§ **Job**
Exactly repeat the material, dropping only the pictures.

§ **Given data**
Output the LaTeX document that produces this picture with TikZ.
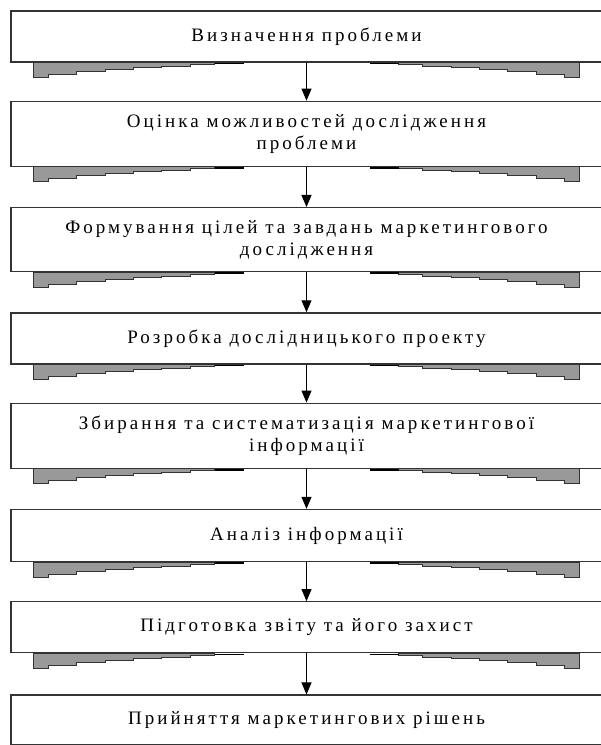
\documentclass[tikz,border=0pt]{standalone}
\usepackage{fontspec}
\setmainfont{Liberation Serif}[LetterSpace=16]
\usetikzlibrary{positioning,arrows.meta}
\definecolor{edge}{HTML}{333333}
\definecolor{shade}{HTML}{999999}
\tikzset{
  stage/.style={draw=edge, line width=1.3pt, fill=white, minimum width=591pt,
    minimum height=51pt, inner sep=2pt, align=center,
    font=\fontsize{19}{22}\selectfont},
  stage2/.style={stage, minimum height=65pt},
  arr/.style={draw=black, line width=1pt, -{Triangle[width=10pt,length=12pt]}}
}
\begin{document}
\begin{tikzpicture}[x=1pt, y=-1pt]
\useasboundingbox (0,0) rectangle (601,745);

\node[stage] (b1) at (306.5,36.5) {Визначення проблеми};
\node[stage2, below=38pt of b1] (b2) {Оцінка можливостей дослідження\\проблеми};
\node[stage2, below=40pt of b2, minimum height=64pt] (b3) {Формування цілей та завдань маркетингового\\дослідження};
\node[stage, below=40pt of b3] (b4) {Розробка дослідницького проекту};
\node[stage2, below=38pt of b4] (b5) {Збирання та систематизація маркетингової\\інформації};
\node[stage, below=40pt of b5, minimum height=52pt] (b6) {Аналіз інформації};
\node[stage, below=39pt of b6] (b7) {Підготовка звіту та його захист};
\node[stage, below=41pt of b7, minimum height=50pt] (b8) {Прийняття маркетингових рішень};

% stepped shadow under every box
\foreach \i in {1,...,8}
  \foreach \s in {-1,1}
  {
    \begin{scope}[shift={(b\i.south)}, xscale=\s]
      \filldraw[fill=shade, draw=edge, line width=1pt] (-273,0) -- (-273,15) -- (-258,15) -- (-258,12)
        -- (-230,12) -- (-230,9) -- (-201,9) -- (-201,7) -- (-173,7) -- (-173,5) -- (-145,5)
        -- (-145,4) -- (-116,4) -- (-116,2) -- (-92,2) -- (-92,0) -- cycle;
      \draw[line width=1.6pt] (-92,1) -- (-63,1);
    \end{scope}
  }

\foreach \a/\b in {1/2,2/3,3/4,4/5,5/6,6/7,7/8}
  \draw[arr] (b\a) -- (b\b);
\end{tikzpicture}
\end{document}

§ **Written response**
Output the LaTeX document that produces this picture with TikZ.
\documentclass[tikz,border=0pt]{standalone}
\usepackage{fontspec}
\setmainfont{Liberation Serif}[LetterSpace=16]
\usetikzlibrary{positioning,arrows.meta}
\definecolor{edge}{HTML}{333333}
\definecolor{shade}{HTML}{999999}
\tikzset{
  stage/.style={draw=edge, line width=1.3pt, fill=white, minimum width=591pt,
    minimum height=51pt, inner sep=2pt, align=center,
    font=\fontsize{19}{22}\selectfont},
  stage2/.style={stage, minimum height=65pt},
  arr/.style={draw=black, line width=1pt, -{Triangle[width=10pt,length=12pt]}}
}
\begin{document}
\begin{tikzpicture}[x=1pt, y=-1pt]
\useasboundingbox (0,0) rectangle (601,745);

\node[stage] (b1) at (306.5,36.5) {Визначення проблеми};
\node[stage2, below=38pt of b1] (b2) {Оцінка можливостей дослідження\\проблеми};
\node[stage2, below=40pt of b2, minimum height=64pt] (b3) {Формування цілей та завдань маркетингового\\дослідження};
\node[stage, below=40pt of b3] (b4) {Розробка дослідницького проекту};
\node[stage2, below=38pt of b4] (b5) {Збирання та систематизація маркетингової\\інформації};
\node[stage, below=40pt of b5, minimum height=52pt] (b6) {Аналіз інформації};
\node[stage, below=39pt of b6] (b7) {Підготовка звіту та його захист};
\node[stage, below=41pt of b7, minimum height=50pt] (b8) {Прийняття маркетингових рішень};

% stepped shadow under every box
\foreach \i in {1,...,8}
  \foreach \s in {-1,1}
  {
    \begin{scope}[shift={(b\i.south)}, xscale=\s]
      \filldraw[fill=shade, draw=edge, line width=1pt] (-273,0) -- (-273,15) -- (-258,15) -- (-258,12)
        -- (-230,12) -- (-230,9) -- (-201,9) -- (-201,7) -- (-173,7) -- (-173,5) -- (-145,5)
        -- (-145,4) -- (-116,4) -- (-116,2) -- (-92,2) -- (-92,0) -- cycle;
      \draw[line width=1.6pt] (-92,1) -- (-63,1);
    \end{scope}
  }

\foreach \a/\b in {1/2,2/3,3/4,4/5,5/6,6/7,7/8}
  \draw[arr] (b\a) -- (b\b);
\end{tikzpicture}
\end{document}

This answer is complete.